:: Task objective ::
Extract the lines that carry the string "code" from the listing.

:: Dataset section ::
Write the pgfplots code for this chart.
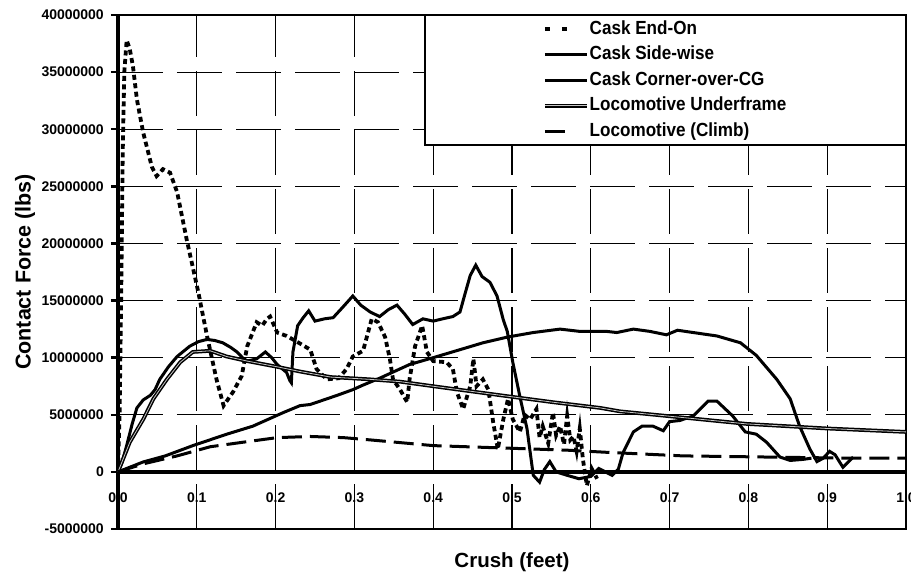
\documentclass[border=0pt]{standalone}
\usepackage{fontspec}
\setmainfont{Liberation Sans}
\newfontfamily\legfont[FakeStretch=0.9]{Liberation Sans}
\usepackage{pgfplots}
\pgfplotsset{compat=1.18}
\begin{document}
\begin{tikzpicture}
\useasboundingbox (0,0) rectangle (911pt,575pt);
\begin{axis}[
  at={(118pt,46pt)}, anchor=south west,
  width=788pt, height=514pt, scale only axis,
  xmin=0, xmax=1, ymin=-5, ymax=40,
  xtick={0,0.1,0.2,0.3,0.4,0.5,0.6,0.7,0.8,0.9,1},
  xticklabels={0.0,0.1,0.2,0.3,0.4,0.5,0.6,0.7,0.8,0.9,1.0},
  ytick={-5,0,5,10,15,20,25,30,35,40},
  yticklabels={-5000000,0,5000000,10000000,15000000,20000000,25000000,30000000,35000000,40000000},
  grid=major,
  major grid style={black, line width=1.2pt, dash pattern=on 45pt off 14pt},
  axis line style={line width=1.2pt},
  extra x ticks={0}, extra x tick labels={},
  extra x tick style={grid=major, major grid style={solid, line width=4pt}},
  extra y ticks={0}, extra y tick labels={},
  extra y tick style={grid=major, major grid style={solid, line width=4pt}},
  tick align=outside, major tick length=7pt,
  xtick style={draw=none},
  ytick style={line width=2.5pt, black},
  ytick pos=left, xtick pos=bottom,
  tick label style={font=\fontsize{14}{16}\selectfont\bfseries},
  yticklabel style={inner xsep=7pt},
  xticklabel style={anchor=center, yshift=38pt},
  xlabel={Crush (feet)},
  ylabel={Contact Force (lbs)},
  every axis x label/.style={at={(rel axis cs:0.5,0)}, anchor=center, yshift=-33pt, font=\fontsize{20.5}{24}\selectfont\bfseries},
  every axis y label/.style={at={(rel axis cs:0,0.5)}, xshift=-93pt, rotate=90, anchor=center, font=\fontsize{21.5}{24}\selectfont\bfseries},
  legend style={at={(rel axis cs:1,1)}, anchor=north east, draw=black, line width=1.2pt,
    inner xsep=118pt, inner ysep=1pt, fill=white,
    font=\legfont\fontsize{19}{22}\selectfont\bfseries, row sep=0pt,
    nodes={inner ysep=3.75pt, text height=14pt, text depth=4pt, inner xsep=1pt},
    /tikz/every even column/.append style={column sep=0pt}},
  legend cell align=left,
  legend image code/.code={\draw[#1] (0pt,0pt) -- (42pt,0pt);},
]
% Cask End-On
\addplot[black, line width=3.8pt, dash pattern=on 5pt off 3.5pt,
  legend image code/.code={\draw[black, line width=3.8pt] (0pt,0pt) -- (5pt,0pt) (17pt,0pt) -- (24pt,0pt);}] coordinates {
(0,0) (0.002,5) (0.004,15) (0.006,28) (0.008,35) (0.011,37.8) (0.015,37) (0.019,35.5)
(0.024,32.6) (0.032,29.7) (0.043,26.7) (0.049,25.9) (0.057,26.5) (0.066,26.2) (0.075,24.5)
(0.087,20.4) (0.102,15.7) (0.113,11.9) (0.125,8.1) (0.134,5.8) (0.146,7.0) (0.157,8.4)
(0.164,11.0) (0.176,13.1) (0.183,12.8) (0.189,13.4) (0.193,13.6) (0.202,12.2) (0.214,11.9)
(0.227,11.4) (0.244,10.7) (0.252,9.0) (0.265,8.1) (0.28,8.2) (0.29,9.0) (0.298,10.1)
(0.311,10.6) (0.322,13.4) (0.33,13.1) (0.339,11.8) (0.345,9.9) (0.349,8.1) (0.358,7.2)
(0.367,6.1) (0.37,8.1) (0.377,11.0) (0.386,12.8) (0.392,10.5) (0.40,9.7) (0.417,9.6)
(0.425,9.0) (0.43,7.0) (0.438,5.5) (0.447,7.5) (0.451,9.9) (0.455,7.5) (0.463,8.1)
(0.47,7.2) (0.476,4.4) (0.482,2.0) (0.489,4.6) (0.495,6.4) (0.501,4.6) (0.51,3.5)
(0.516,5.0) (0.523,4.6) (0.531,5.5) (0.535,3.0) (0.539,4.0) (0.546,2.5) (0.552,5.2)
(0.556,3.2) (0.561,4.0) (0.566,2.4) (0.57,4.9) (0.574,2.8) (0.578,3.1) (0.582,1.8)
(0.586,3.8) (0.59,1.1) (0.595,-1.2) (0.601,0.3) (0.608,-0.6)
};
\addlegendentry{Cask End-On}
% Cask Side-wise
\addplot[black, line width=3pt] coordinates {
(0,0) (0.005,0.8) (0.011,2.3) (0.018,4.2) (0.024,5.6) (0.032,6.3) (0.041,6.7) (0.047,7.2)
(0.053,8.1) (0.064,9.2) (0.075,10.1) (0.091,11.0) (0.102,11.4) (0.113,11.6) (0.123,11.5)
(0.133,11.3) (0.143,10.9) (0.151,10.5) (0.158,10.0) (0.164,9.7) (0.176,9.9) (0.187,10.5)
(0.195,10.0) (0.202,9.4) (0.214,8.7) (0.218,8.0) (0.22,7.8) (0.222,10.5) (0.228,12.8)
(0.235,13.5) (0.242,14.1) (0.25,13.2) (0.262,13.4) (0.273,13.5) (0.285,14.4) (0.298,15.4)
(0.308,14.6) (0.32,14.0) (0.332,13.6) (0.343,14.2) (0.354,14.6) (0.364,13.8) (0.374,12.9)
(0.387,13.4) (0.4,13.2) (0.412,13.4) (0.425,13.6) (0.434,14.0) (0.44,15.5) (0.447,17.2)
(0.454,18.1) (0.462,17.1) (0.472,16.6) (0.481,15.4) (0.489,13.3) (0.494,12.3) (0.501,9.6)
(0.51,6.6) (0.519,3.8) (0.527,-0.3) (0.535,-0.9) (0.541,0.2) (0.548,0.9) (0.556,0.0)
(0.57,-0.3) (0.585,-0.6) (0.6,-0.4) (0.61,0.3) (0.627,-0.3) (0.635,0.25) (0.641,1.7)
(0.654,3.5) (0.665,4.0) (0.679,4.0) (0.692,3.6) (0.70,4.4) (0.713,4.5) (0.73,4.9)
(0.749,6.2) (0.76,6.2) (0.78,4.9) (0.796,3.5) (0.81,3.3) (0.823,2.6) (0.84,1.3)
(0.853,1.0) (0.87,1.1) (0.88,1.2)
};
\addlegendentry{Cask Side-wise}
% Cask Corner-over-CG
\addplot[black, line width=3pt] coordinates {
(0,0) (0.032,0.87) (0.06,1.4) (0.095,2.3) (0.138,3.3) (0.171,4.0) (0.21,5.2) (0.231,5.8)
(0.244,5.9) (0.278,6.7) (0.298,7.2) (0.311,7.6) (0.332,8.2) (0.37,9.4) (0.40,10.0)
(0.434,10.7) (0.463,11.3) (0.494,11.8) (0.527,12.2) (0.561,12.5) (0.586,12.3) (0.62,12.3)
(0.633,12.2) (0.654,12.5) (0.675,12.3) (0.696,12.0) (0.71,12.4) (0.73,12.2) (0.76,11.9)
(0.79,11.3) (0.81,10.2) (0.836,8.1) (0.853,6.4) (0.865,4.0) (0.878,2.0) (0.887,0.9)
(0.895,1.2) (0.903,1.8) (0.91,1.5) (0.92,0.4) (0.933,1.3)
};
\addlegendentry{Cask Corner-over-CG}
% Locomotive Underframe
\addplot[black, line width=1.5pt, double=gray!45, double distance=0.8pt] coordinates {
(0,0) (0.015,2.6) (0.032,4.6) (0.045,6.4) (0.062,8.1) (0.079,9.6) (0.095,10.5) (0.117,10.6)
(0.138,10.1) (0.164,9.7) (0.202,9.2) (0.23,8.8) (0.27,8.3) (0.32,8.1) (0.358,7.9)
(0.40,7.5) (0.443,7.1) (0.497,6.6) (0.552,6.1) (0.612,5.6) (0.637,5.3) (0.696,4.9)
(0.798,4.2) (0.9,3.8) (1.0,3.5)
};
\addlegendentry{Locomotive Underframe}
% Locomotive (Climb)
\addplot[black, line width=3pt, dash pattern=on 20pt off 8pt,
  legend image code/.code={\draw[black, line width=3.5pt] (0pt,0pt) -- (24pt,0pt);}] coordinates {
(0,0) (0.032,0.7) (0.075,1.4) (0.117,2.2) (0.159,2.6) (0.202,3.0) (0.244,3.1) (0.286,3.0)
(0.32,2.8) (0.4,2.3) (0.485,2.1) (0.57,1.9) (0.624,1.7) (0.717,1.4) (0.823,1.3)
(0.929,1.2) (1.0,1.2)
};
\addlegendentry{Locomotive (Climb)}
\end{axis}
\end{tikzpicture}
\end{document}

:: Solution for this problem ::
Write the pgfplots code for this chart.
  legend image code/.code={\draw[#1] (0pt,0pt) -- (42pt,0pt);},
  legend image code/.code={\draw[black, line width=3.8pt] (0pt,0pt) -- (5pt,0pt) (17pt,0pt) -- (24pt,0pt);}] coordinates {
  legend image code/.code={\draw[black, line width=3.5pt] (0pt,0pt) -- (24pt,0pt);}] coordinates {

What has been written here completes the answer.